Your goal - Give back exactly the lines from the beginning of the listing below to the line holding "ax = fig.add_axes([0.345, 0.133, 0.5965, 0.737])", both ends included; the pictures stay out.

---------------

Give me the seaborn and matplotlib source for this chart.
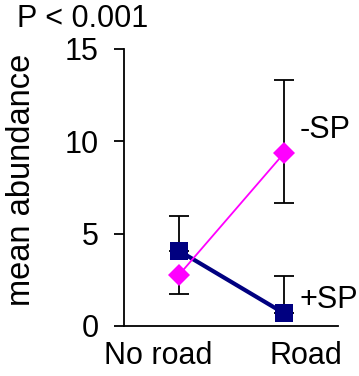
import matplotlib
matplotlib.use("Agg")
import matplotlib.pyplot as plt
import matplotlib.transforms as mtransforms
import pandas as pd
import seaborn as sns

# Site categories
sites = ["No road", "Road"]

# -SP series: mean abundance with lower / upper error
minus_sp_mean = [2.76, 9.35]
minus_sp_err_lo = [1.04, 2.70]
minus_sp_err_hi = [0.0, 3.95]

# +SP series: mean abundance with lower / upper error
plus_sp_mean = [4.07, 0.69]
plus_sp_err_lo = [0.0, 0.0]
plus_sp_err_hi = [1.90, 2.03]

y_ticks = [0, 5, 10, 15]

sns.set_style("ticks")
plt.rcParams["font.family"] = ["Liberation Sans", "DejaVu Sans"]
plt.rcParams.update({"text.color": "black", "axes.labelcolor": "black",
                     "xtick.color": "black", "ytick.color": "black"})

fig = plt.figure(figsize=(3.59, 3.76), dpi=100)
ax = fig.add_axes([0.345, 0.133, 0.5965, 0.737])

df_plus = pd.DataFrame({"site": sites, "mean": plus_sp_mean})
df_minus = pd.DataFrame({"site": sites, "mean": minus_sp_mean})

# error bars sit behind the markers
ax.errorbar([0, 1], plus_sp_mean, yerr=[plus_sp_err_lo, plus_sp_err_hi],
            fmt="none", ecolor="black", elinewidth=1.3, capsize=7,
            capthick=1.3, zorder=1)
ax.errorbar([0, 1], minus_sp_mean, yerr=[minus_sp_err_lo, minus_sp_err_hi],
            fmt="none", ecolor="black", elinewidth=1.3, capsize=7,
            capthick=1.3, zorder=1)

sns.lineplot(data=df_plus, x="site", y="mean", ax=ax, color="#000080",
             linewidth=3, marker="s", markersize=13, markeredgewidth=0,
             sort=False, zorder=3)
sns.lineplot(data=df_minus, x="site", y="mean", ax=ax, color="#FF00FF",
             linewidth=1.3, marker="D", markersize=11, markeredgewidth=0,
             sort=False, zorder=4)

ax.set_xlim(-0.524, 1.514)
ax.set_ylim(0, 15)
ax.set_yticks(y_ticks)
ax.set_yticklabels([str(t) for t in y_ticks])
ax.set_xticks([0, 1])
ax.set_xticklabels(sites)

ax.tick_params(axis="y", length=7, width=1.3, pad=11, labelsize=22,
               color="black", labelcolor="black")
ax.tick_params(axis="x", length=0, pad=11, labelsize=22, labelcolor="black")

# shift the category labels sideways
offsets = [-20.5, 22]
for lab, dx in zip(ax.get_xticklabels(), offsets):
    lab.set_transform(lab.get_transform() +
                      mtransforms.ScaledTranslation(dx / 100, 0, fig.dpi_scale_trans))

for side in ["top", "right"]:
    ax.spines[side].set_visible(False)
for side in ["left", "bottom"]:
    ax.spines[side].set_linewidth(1.3)
    ax.spines[side].set_color("black")

ax.set_xlabel("")
ax.set_ylabel("mean abundance", fontsize=23.5, color="black")
ax.yaxis.set_label_coords(-0.405, 0.527)

ax.text(1.152, 10.18, "-SP", fontsize=22, ha="left", va="baseline", color="black")
ax.text(1.143, 0.97, "+SP", fontsize=22, ha="left", va="baseline", color="black")

fig.text(17 / 359, 1 - 27 / 376, "P < 0.001", fontsize=22, ha="left",
         va="baseline", color="black")

fig.savefig("out.png", dpi=100)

---------------

Output for this task -
Give me the seaborn and matplotlib source for this chart.
import matplotlib
matplotlib.use("Agg")
import matplotlib.pyplot as plt
import matplotlib.transforms as mtransforms
import pandas as pd
import seaborn as sns

# Site categories
sites = ["No road", "Road"]

# -SP series: mean abundance with lower / upper error
minus_sp_mean = [2.76, 9.35]
minus_sp_err_lo = [1.04, 2.70]
minus_sp_err_hi = [0.0, 3.95]

# +SP series: mean abundance with lower / upper error
plus_sp_mean = [4.07, 0.69]
plus_sp_err_lo = [0.0, 0.0]
plus_sp_err_hi = [1.90, 2.03]

y_ticks = [0, 5, 10, 15]

sns.set_style("ticks")
plt.rcParams["font.family"] = ["Liberation Sans", "DejaVu Sans"]
plt.rcParams.update({"text.color": "black", "axes.labelcolor": "black",
                     "xtick.color": "black", "ytick.color": "black"})

fig = plt.figure(figsize=(3.59, 3.76), dpi=100)
ax = fig.add_axes([0.345, 0.133, 0.5965, 0.737])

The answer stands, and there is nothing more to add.